Pinot Noir is all about red fruit—strawberry, raspberry and cherry with some heftier styles delving into the red or purple plum and in the other direction, red or orange citrus. It is relatively pale in color with soft tannins and a lively acidity. With age (of which the best examples can handle an astounding amount) it can develop hauntingly alluring characteristics of fresh earth, savory spice, dried fruit and truffles.

Perfect Pairings

Pinot’s healthy acidity cuts through the oiliness of pink-fleshed fish like salmon and tuna but its mild mannered tannins give it enough structure to pair with all sorts of poultry: chicken, quail and especially duck.
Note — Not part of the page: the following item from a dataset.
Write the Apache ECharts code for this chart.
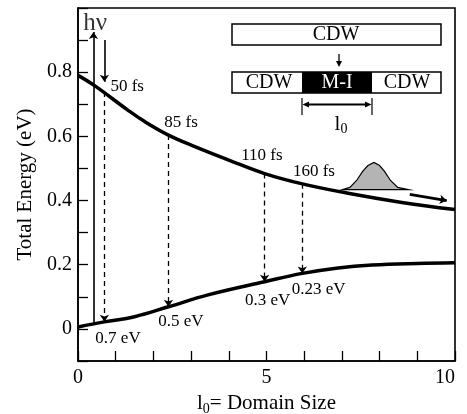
<!DOCTYPE html>
<html><head><meta charset="utf-8">
<script src="https://cdn.jsdelivr.net/npm/echarts@6/dist/echarts.min.js"></script>
<style>html,body{margin:0;padding:0;background:#fff}#c{width:467px;height:414px}</style>
</head><body><div id="c"></div>
<script>
// ---- data ----
const xUpper = [0, 0.44, 1.32, 1.77, 2.4, 3.1, 4.0, 4.95, 5.95, 7.2, 8.55, 10];
const energyUpper = [0.79, 0.758, 0.682, 0.646, 0.604, 0.568, 0.526, 0.484, 0.452, 0.422, 0.395, 0.372];
const xLower = [0, 0.7, 1.5, 2.4, 3.45, 4.95, 5.95, 6.9, 7.8, 9, 10];
const energyLower = [0.006, 0.022, 0.038, 0.069, 0.106, 0.147, 0.173, 0.19, 0.199, 0.204, 0.206];
const dropX = [0.7, 2.4, 4.95, 5.95];
const dropFrom = [0.738, 0.604, 0.484, 0.452];
const dropTo = [0.022, 0.069, 0.147, 0.173];
const timeLabels = ['50 fs', '85 fs', '110 fs', '160 fs'];
const gapLabels = ['0.7 eV', '0.5 eV', '0.3 eV', '0.23 eV'];
const bumpX = [7.02, 7.21, 7.39, 7.55, 7.69, 7.85, 8.0, 8.13, 8.29, 8.48, 8.77];
const bumpY = [0.434, 0.441, 0.4625, 0.491, 0.509, 0.519, 0.509, 0.491, 0.4625, 0.441, 0.434];
const xTickLabels = [0, 5, 10];
const yTickLabels = [0, 0.2, 0.4, 0.6, 0.8];

// ---- annotation anchors (layout) ----
const timeLabelPos = [[0.86, 0.756], [2.29, 0.644], [4.33, 0.54], [5.70, 0.49]];
const gapLabelPos = [[0.46, -0.031], [2.13, 0.022], [4.43, 0.0875], [5.67, 0.122]];

const FONT = "'Liberation Serif','Times New Roman',serif";
const chart = echarts.init(document.getElementById('c'));

const upper = xUpper.map((x, i) => [x, energyUpper[i]]);
const lower = xLower.map((x, i) => [x, energyLower[i]]);

const lineArrows = [];
dropX.forEach((x, i) => {
  lineArrows.push([{coord: [x, dropFrom[i]], lineStyle: {type: [5, 4], width: 1.3}}, {coord: [x, dropTo[i]]}]);
});
lineArrows.push([{coord: [0.41, 0.018], lineStyle: {type: 'solid', width: 1.6}}, {coord: [0.41, 0.925]}]);
lineArrows.push([{coord: [0.7, 0.9], lineStyle: {type: 'solid', width: 1.6}}, {coord: [0.7, 0.77]}]);
lineArrows.push([{coord: [8.8, 0.419], lineStyle: {type: 'solid', width: 2.8}, symbolSize: 11}, {coord: [9.78, 0.4]}]);

const textItems = [];
timeLabels.forEach((t, i) => textItems.push({value: timeLabelPos[i], name: t}));
gapLabels.forEach((t, i) => textItems.push({value: gapLabelPos[i], name: t}));

const option = {
  animation: false,
  grid: {left: 78, right: 12, top: 8, bottom: 53, show: true, borderColor: '#000', borderWidth: 1.6,
    outerBoundsMode: 'none', containLabel: false},
  xAxis: {
    type: 'value', min: 0, max: 10, interval: 1,
    axisLine: {show: true, onZero: false, lineStyle: {color: '#000', width: 1.6}},
    axisTick: {show: true, inside: true, length: 10, lineStyle: {color: '#000', width: 1.3}},
    splitLine: {show: false},
    axisLabel: {
      color: '#000', fontFamily: FONT, fontSize: 20, margin: 7, alignMaxLabel: 'right',
      formatter: v => xTickLabels.indexOf(Math.round(v)) >= 0 && Math.abs(v - Math.round(v)) < 1e-6 ? String(Math.round(v)) : ''
    },
    name: 'l{sub|0}= Domain Size', nameLocation: 'middle', nameGap: 27,
    nameTextStyle: {color: '#000', fontFamily: FONT, fontSize: 21,
      rich: {sub: {fontFamily: FONT, fontSize: 14, color: '#000', padding: [11, 0, 0, 0], verticalAlign: 'top'}}}
  },
  yAxis: {
    type: 'value', min: -0.1, max: 1.0, interval: 0.1,
    axisLine: {show: true, onZero: false, lineStyle: {color: '#000', width: 1.6}},
    axisTick: {show: true, inside: true, length: 10, lineStyle: {color: '#000', width: 1.3}},
    splitLine: {show: false},
    axisLabel: {
      color: '#000', fontFamily: FONT, fontSize: 20, margin: 6,
      formatter: v => {
        const hit = yTickLabels.find(t => Math.abs(t - v) < 1e-6);
        return hit === undefined ? '' : (hit === 0 ? '0' : hit.toFixed(1));
      }
    },
    name: 'Total Energy (eV)', nameLocation: 'middle', nameGap: 40,
    nameTextStyle: {color: '#000', fontFamily: FONT, fontSize: 21}
  },
  series: [
    {
      type: 'line', data: upper, smooth: 0.4, symbol: 'none', silent: true,
      lineStyle: {color: '#000', width: 3.5},
      markLine: {
        silent: true, symbol: ['none', 'arrow'], symbolSize: 7, label: {show: false},
        lineStyle: {color: '#000', width: 1.5, type: 'solid'}, emphasis: {disabled: true},
        data: lineArrows
      }
    },
    {
      type: 'line', data: lower, smooth: 0.4, symbol: 'none', silent: true,
      lineStyle: {color: '#000', width: 3.5}
    },
    {
      type: 'custom', silent: true, clip: false, data: [[bumpX[0], bumpY[0]]],
      renderItem: (params, api) => {
        const pts = bumpX.map((x, i) => api.coord([x, bumpY[i]]));
        return {type: 'polygon', shape: {points: pts, smooth: 0}, style: {fill: '#b4b4b4', stroke: '#000', lineWidth: 1.2}};
      }
    },
    {
      type: 'scatter', silent: true, symbolSize: 0, data: textItems,
      label: {show: true, position: 'right', distance: 0, formatter: p => p.name,
        color: '#000', opacity: 1, textBorderWidth: 0, fontFamily: FONT, fontSize: 17}
    },
    {
      type: 'scatter', silent: true, symbolSize: 0, data: [{value: [0.14, 0.953], name: 'hν'}],
      label: {show: true, position: 'right', distance: 0, formatter: p => p.name,
        color: '#000', textBorderWidth: 0, fontFamily: FONT, fontSize: 25}
    }
  ],
  graphic: [
    {type: 'rect', shape: {x: 232, y: 24, width: 209, height: 21}, style: {fill: '#fff', stroke: '#000', lineWidth: 1.5}},
    {type: 'text', x: 336, y: 35, style: {text: 'CDW', font: "20px 'Liberation Serif', serif", fill: '#000', textAlign: 'center', textVerticalAlign: 'middle'}},
    {type: 'line', shape: {x1: 339, y1: 54, x2: 339, y2: 62}, style: {stroke: '#000', lineWidth: 1.3}},
    {type: 'polygon', shape: {points: [[336, 61], [342, 61], [339, 67]]}, style: {fill: '#000'}},
    {type: 'rect', shape: {x: 232, y: 72, width: 209, height: 21}, style: {fill: '#fff', stroke: '#000', lineWidth: 1.5}},
    {type: 'rect', shape: {x: 302, y: 72, width: 70, height: 21}, style: {fill: '#000'}},
    {type: 'text', x: 269, y: 83, style: {text: 'CDW', font: "20px 'Liberation Serif', serif", fill: '#000', textAlign: 'center', textVerticalAlign: 'middle'}},
    {type: 'text', x: 337, y: 83, style: {text: 'M-I', font: "20px 'Liberation Serif', serif", fill: '#fff', textAlign: 'center', textVerticalAlign: 'middle'}},
    {type: 'text', x: 407, y: 83, style: {text: 'CDW', font: "20px 'Liberation Serif', serif", fill: '#000', textAlign: 'center', textVerticalAlign: 'middle'}},
    {type: 'line', shape: {x1: 302, y1: 98, x2: 302, y2: 115}, style: {stroke: '#000', lineWidth: 1.2}},
    {type: 'line', shape: {x1: 372, y1: 98, x2: 372, y2: 115}, style: {stroke: '#000', lineWidth: 1.2}},
    {type: 'line', shape: {x1: 306, y1: 104.5, x2: 368, y2: 104.5}, style: {stroke: '#000', lineWidth: 1.8}},
    {type: 'polygon', shape: {points: [[302.5, 104.5], [309, 101.5], [309, 107.5]]}, style: {fill: '#000'}},
    {type: 'polygon', shape: {points: [[371.5, 104.5], [365, 101.5], [365, 107.5]]}, style: {fill: '#000'}},
    {type: 'text', x: 341, y: 124, style: {text: 'l{s|0}', font: "21px 'Liberation Serif', serif", fill: '#000', textAlign: 'center', textVerticalAlign: 'middle',
      rich: {s: {fontSize: 14, fontFamily: 'Liberation Serif', fill: '#000', padding: [11, 0, 0, 0], verticalAlign: 'top'}}}}
  ]
};
chart.setOption(option);
</script>
</body></html>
As the namesake wine of Boeuf Bourguignon, Pinot noir has proven it isn’t afraid of beef. California examples work splendidly well with barbecue and Pinot Noir is also vegetarian-friendly—most notably with any dish that features mushrooms.

Sommelier Secret

For administrative purposes, the region of Beaujolais is often included in Burgundy. But it is extremely different in terms of topography, soil and climate, and the important red grape here is ultimately Gamay. Truth be told, there is a tiny amount of Gamay sprinkled around the outlying parts of Burgundy (mainly in Maconnais) but it isn’t allowed with any great significance and certainly not in any Villages or Cru level wines.